Uncle Tom. Aunt Jemima. Judas. Aunt Lydia. Kapo. Self-hating Jew. Banana. Oreo. Quisling. Traitor. Sell-out. These are all pejoratives used to refer to someone accused of betrayal. Judas betrayed Jesus for money; Aunt Lydia betrays women for power; Uncle Tom betrays black people for his own protection.
Actually, I’m not sure what Uncle Tom betrays black people for. To know that, I’d have to have seen one of the lost plays that adapted Harriet Beecher Stowe’s famous novel for the stage, and in doing so entirely distorted the character of its main protagonist. In the original book, Uncle Tom is a man of remarkable faith and integrity. (Indeed, there are strong parallels between Uncle Tom’s story and Jesus’s.) Far from betraying other members of his race for his own protection, Uncle Tom refuses to disclose the whereabouts of two escaped women slaves and is brutally beaten for doing so—a beating that eventually results in his death.
There are black characters in the novel who would have been better symbols of the race-traitor archetype, although they make only fleeting appearances. Sambo and Quimbo for example, introduced somewhat late in the narrative, are the black overseers of a plantation.
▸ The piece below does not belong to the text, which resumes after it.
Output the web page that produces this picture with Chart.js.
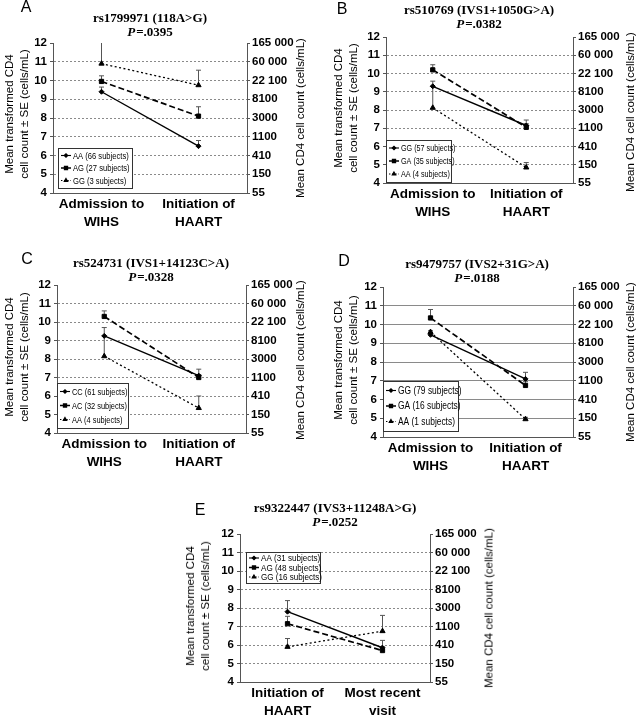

They use violence and intimidation to implement their white master’s directives: forcing the other slaves to work to the point of exhaustion and incapacity, knowing the master will simply buy new slaves to replace them if they die as a result.
Still, it seems unlikely that mere literary accuracy will be enough to see ‘Uncle Tom’ replaced with ‘Quimbo’ whenever anyone wants to talk about the concept that ‘Uncle Tom’ has come to embody. I want us to think more carefully about when someone actually is an ‘Uncle Tom’ (or a Judas, Aunt Lydia, etc.) and whether the phenomenon is as common as the proliferation of these pejoratives would suggest.
Except for ‘Judas,’ these pejoratives all refer to members of marginalized groups whose words or actions fall foul of the marginalized group’s majority (or vocal minority) politics. The usual accusation is that those targeted fail to hold the line in some way. An ‘Aunt Lydia’ fails according to feminist principles as to how women should relate to other women and advocate for women’s interests. ‘Self-hating Jews’ may refuse to take a stand on, say, whether the Jewish people have a right to a homeland. ‘Banana’ and ‘Oreo’ refer, respectively, to Asian and Black people who are accused of being “white on the inside,” meaning that they have assimilated into white culture or conformed to white standards, rather than remaining true to “who they really are.” Within gender-critical feminism—the minority group politics I know best—women who prop up patriarchy by cheerleading for the sex industry or for gender identity activism are sometimes called “handmaidens”—another reference, along with ‘Aunt Lydia,’ to Margaret Atwood’s fictional dystopia of Gilead (although this is a little unfair to the book’s actual handmaidens, who are, after all, slaves who will be hanged if they step out of line).
There are two separate questions here. One is whether these concepts are fair to their literary or historical namesakes, where these exist.